Ganze Tage lassen wir uns treiben. Warm ist es, freundlich die Côte d’azur. So blaues Wasser. Auf der Kaimauer photographieren wir die Stadt, setzen uns auf Plätze, schauen den alten Männern zu und kaufen Kuchen. Langsamer lebt die Stadt als unser Berlin. Am Abend kochen wir oder gehen essen. Das beste Essen: La Table d’oc.

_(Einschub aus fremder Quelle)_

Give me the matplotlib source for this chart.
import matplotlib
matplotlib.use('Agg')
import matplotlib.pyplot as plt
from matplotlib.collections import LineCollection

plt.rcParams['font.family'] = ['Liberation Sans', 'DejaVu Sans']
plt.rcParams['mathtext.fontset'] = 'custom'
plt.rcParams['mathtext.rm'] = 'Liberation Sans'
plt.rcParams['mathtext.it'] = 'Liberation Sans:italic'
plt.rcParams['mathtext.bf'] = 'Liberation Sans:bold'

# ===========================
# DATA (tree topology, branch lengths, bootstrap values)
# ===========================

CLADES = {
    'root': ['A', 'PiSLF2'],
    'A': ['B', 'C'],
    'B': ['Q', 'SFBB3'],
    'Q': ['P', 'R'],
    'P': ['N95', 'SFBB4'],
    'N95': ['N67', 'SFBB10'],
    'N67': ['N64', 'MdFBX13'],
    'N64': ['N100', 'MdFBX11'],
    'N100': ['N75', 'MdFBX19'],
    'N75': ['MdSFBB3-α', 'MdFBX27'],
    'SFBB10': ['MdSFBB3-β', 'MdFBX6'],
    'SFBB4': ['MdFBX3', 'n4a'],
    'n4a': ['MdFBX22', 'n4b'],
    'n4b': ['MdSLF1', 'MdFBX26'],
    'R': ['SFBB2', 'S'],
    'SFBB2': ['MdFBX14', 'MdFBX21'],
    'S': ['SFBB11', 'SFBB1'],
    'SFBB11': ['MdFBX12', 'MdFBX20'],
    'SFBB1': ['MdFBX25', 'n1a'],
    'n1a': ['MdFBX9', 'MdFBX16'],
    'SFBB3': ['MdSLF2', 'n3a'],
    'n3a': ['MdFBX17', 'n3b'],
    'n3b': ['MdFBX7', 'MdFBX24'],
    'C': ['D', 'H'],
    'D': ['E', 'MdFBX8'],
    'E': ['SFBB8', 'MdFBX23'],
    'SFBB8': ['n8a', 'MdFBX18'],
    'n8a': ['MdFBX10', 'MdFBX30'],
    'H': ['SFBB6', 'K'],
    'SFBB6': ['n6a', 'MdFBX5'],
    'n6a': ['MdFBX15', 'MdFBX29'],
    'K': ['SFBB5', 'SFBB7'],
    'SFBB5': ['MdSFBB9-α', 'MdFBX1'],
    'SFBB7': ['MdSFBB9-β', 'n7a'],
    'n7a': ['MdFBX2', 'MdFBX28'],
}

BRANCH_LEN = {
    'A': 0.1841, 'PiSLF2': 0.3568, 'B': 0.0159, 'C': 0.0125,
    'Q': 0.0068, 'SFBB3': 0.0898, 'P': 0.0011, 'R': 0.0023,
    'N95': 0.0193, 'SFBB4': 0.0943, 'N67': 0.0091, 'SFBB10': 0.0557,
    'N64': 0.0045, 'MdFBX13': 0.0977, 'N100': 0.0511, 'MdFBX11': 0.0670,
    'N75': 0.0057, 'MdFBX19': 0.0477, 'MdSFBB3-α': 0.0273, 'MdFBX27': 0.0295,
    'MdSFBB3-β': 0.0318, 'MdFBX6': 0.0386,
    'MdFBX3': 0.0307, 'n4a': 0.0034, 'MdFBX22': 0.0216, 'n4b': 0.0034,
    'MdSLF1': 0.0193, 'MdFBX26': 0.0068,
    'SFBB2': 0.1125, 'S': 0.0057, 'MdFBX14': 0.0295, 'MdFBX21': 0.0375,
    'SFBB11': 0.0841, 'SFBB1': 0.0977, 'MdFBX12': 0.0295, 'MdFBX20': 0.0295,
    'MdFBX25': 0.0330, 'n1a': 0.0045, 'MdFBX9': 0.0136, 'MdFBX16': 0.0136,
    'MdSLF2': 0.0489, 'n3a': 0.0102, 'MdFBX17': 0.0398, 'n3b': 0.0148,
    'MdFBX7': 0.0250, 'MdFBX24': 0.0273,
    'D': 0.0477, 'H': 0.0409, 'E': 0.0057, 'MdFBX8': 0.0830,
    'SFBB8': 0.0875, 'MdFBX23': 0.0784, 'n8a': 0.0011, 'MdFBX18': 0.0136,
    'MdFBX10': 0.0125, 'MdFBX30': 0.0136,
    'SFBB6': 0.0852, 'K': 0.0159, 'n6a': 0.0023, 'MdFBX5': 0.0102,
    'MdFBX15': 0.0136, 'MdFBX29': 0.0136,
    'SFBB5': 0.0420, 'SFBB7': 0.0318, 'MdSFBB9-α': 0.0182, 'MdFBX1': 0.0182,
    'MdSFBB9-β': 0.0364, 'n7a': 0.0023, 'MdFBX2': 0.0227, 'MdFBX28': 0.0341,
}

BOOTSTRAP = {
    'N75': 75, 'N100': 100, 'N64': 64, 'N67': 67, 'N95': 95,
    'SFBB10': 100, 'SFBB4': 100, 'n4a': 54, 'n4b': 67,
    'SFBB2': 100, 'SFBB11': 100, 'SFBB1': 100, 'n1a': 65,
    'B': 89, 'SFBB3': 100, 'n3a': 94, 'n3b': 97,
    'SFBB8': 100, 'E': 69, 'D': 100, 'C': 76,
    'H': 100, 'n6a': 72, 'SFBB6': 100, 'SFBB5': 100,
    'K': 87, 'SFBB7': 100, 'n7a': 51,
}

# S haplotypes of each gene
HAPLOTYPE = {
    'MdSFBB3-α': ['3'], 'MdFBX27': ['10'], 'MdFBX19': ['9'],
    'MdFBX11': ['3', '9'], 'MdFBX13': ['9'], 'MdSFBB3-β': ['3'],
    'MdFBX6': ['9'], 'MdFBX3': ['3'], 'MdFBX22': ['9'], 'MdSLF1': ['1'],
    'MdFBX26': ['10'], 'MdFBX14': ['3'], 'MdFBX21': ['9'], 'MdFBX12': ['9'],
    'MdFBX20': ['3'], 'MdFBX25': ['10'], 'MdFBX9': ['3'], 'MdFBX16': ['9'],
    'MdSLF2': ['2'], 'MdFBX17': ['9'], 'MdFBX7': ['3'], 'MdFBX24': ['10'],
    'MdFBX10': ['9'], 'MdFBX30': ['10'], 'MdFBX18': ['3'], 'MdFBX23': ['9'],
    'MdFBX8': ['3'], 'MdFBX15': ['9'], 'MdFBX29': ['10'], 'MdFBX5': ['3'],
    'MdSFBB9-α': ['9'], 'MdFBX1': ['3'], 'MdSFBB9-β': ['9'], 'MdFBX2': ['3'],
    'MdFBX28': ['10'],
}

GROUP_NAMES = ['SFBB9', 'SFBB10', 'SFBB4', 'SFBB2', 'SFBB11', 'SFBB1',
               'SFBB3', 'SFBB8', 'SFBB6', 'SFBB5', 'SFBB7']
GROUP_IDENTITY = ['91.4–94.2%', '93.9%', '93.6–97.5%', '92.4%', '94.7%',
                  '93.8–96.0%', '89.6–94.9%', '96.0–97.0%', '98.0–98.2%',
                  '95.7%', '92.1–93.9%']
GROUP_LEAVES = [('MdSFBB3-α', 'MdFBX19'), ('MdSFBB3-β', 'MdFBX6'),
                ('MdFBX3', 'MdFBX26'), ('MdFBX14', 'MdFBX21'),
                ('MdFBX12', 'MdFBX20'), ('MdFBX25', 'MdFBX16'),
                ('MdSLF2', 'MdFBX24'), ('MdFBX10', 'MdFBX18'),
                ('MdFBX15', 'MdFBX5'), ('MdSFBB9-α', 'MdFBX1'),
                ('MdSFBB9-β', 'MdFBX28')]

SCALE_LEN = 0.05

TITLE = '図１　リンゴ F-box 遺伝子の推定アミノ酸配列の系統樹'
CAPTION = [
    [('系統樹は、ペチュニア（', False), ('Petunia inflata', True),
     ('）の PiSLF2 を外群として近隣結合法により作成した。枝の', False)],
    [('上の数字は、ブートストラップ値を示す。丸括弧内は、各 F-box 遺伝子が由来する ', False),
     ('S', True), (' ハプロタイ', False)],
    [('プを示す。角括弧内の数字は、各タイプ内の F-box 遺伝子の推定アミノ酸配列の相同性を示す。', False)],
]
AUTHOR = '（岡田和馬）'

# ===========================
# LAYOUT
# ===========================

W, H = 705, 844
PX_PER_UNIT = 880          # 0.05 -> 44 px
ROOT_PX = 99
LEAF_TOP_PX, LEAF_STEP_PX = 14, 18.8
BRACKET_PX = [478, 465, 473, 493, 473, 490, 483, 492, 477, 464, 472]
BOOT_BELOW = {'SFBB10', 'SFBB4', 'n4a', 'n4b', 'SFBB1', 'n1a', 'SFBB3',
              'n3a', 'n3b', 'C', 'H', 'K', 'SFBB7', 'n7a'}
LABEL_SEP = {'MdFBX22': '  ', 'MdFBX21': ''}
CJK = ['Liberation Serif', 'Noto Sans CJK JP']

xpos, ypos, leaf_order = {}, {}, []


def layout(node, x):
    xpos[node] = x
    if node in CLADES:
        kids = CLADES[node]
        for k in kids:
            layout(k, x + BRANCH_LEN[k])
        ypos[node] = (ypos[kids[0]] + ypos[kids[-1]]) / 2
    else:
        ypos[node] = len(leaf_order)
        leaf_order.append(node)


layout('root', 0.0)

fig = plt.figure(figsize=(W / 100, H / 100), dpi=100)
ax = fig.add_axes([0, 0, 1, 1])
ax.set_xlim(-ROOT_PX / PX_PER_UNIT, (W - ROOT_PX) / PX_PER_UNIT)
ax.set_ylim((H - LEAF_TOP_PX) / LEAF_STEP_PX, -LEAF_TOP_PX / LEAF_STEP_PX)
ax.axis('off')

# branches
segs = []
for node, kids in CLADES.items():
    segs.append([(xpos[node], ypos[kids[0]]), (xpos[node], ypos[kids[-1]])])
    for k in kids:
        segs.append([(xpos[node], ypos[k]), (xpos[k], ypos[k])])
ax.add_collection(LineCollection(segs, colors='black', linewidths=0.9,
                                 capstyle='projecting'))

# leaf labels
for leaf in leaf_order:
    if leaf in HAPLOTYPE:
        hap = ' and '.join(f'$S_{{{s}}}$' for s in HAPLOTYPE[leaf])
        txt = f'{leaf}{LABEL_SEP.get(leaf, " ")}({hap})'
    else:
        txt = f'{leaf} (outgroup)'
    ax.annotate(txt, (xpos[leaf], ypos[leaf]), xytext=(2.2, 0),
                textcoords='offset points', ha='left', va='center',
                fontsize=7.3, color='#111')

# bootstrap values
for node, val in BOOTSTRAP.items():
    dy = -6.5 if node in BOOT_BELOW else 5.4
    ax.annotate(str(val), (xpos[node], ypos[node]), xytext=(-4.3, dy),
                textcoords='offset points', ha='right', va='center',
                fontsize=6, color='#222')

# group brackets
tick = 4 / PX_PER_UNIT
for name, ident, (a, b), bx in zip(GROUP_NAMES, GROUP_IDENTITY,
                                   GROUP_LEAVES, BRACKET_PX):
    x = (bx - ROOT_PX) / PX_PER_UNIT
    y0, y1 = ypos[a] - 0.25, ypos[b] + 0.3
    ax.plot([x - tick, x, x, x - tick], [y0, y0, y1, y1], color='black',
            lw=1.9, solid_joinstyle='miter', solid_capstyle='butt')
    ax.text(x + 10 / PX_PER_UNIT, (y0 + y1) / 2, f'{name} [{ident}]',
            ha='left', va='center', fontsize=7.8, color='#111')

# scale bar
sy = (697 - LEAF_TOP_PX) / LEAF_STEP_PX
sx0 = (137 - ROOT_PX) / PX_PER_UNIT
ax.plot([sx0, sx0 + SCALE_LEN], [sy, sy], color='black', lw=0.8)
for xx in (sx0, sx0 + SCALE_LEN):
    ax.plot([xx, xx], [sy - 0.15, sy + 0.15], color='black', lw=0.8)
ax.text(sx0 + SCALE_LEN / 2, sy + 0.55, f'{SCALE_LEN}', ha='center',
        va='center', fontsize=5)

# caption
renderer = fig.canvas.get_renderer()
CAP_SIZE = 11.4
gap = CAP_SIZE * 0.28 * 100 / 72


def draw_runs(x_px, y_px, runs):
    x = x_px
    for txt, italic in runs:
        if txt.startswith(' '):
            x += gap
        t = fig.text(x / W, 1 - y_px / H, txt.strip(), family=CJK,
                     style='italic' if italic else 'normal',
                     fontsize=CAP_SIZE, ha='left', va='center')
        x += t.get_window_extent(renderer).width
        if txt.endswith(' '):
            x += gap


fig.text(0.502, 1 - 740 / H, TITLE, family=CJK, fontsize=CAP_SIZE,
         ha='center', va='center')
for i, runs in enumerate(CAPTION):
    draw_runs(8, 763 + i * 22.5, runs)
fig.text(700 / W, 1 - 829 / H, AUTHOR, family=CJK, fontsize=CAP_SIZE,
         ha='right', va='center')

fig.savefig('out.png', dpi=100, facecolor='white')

Wir schlafen lange. Wir fahren herum. In Nizza gehen wir spazieren. In Antibes. Im Zug schaue ich lange über die Bucht und zeige dem F. die weißen Boote der Reichen. Auf dem langen Flur kullere ich den blauen Ball und singe Lieder. Abends lese ich und schaue durchs Fenster auf die Straße. Ich wüsste gar nicht, was man hier machte, wäre man abends frei.

Abenteuer mag es hier geben. Doch nicht für mich. Abgründe warten woanders auf andere Leute. Ich aber schlendere durch die sonnigen Tage, hell blinkt das Meer, und nichts beunruhigt die Sinne hier, jenseits der Stürme.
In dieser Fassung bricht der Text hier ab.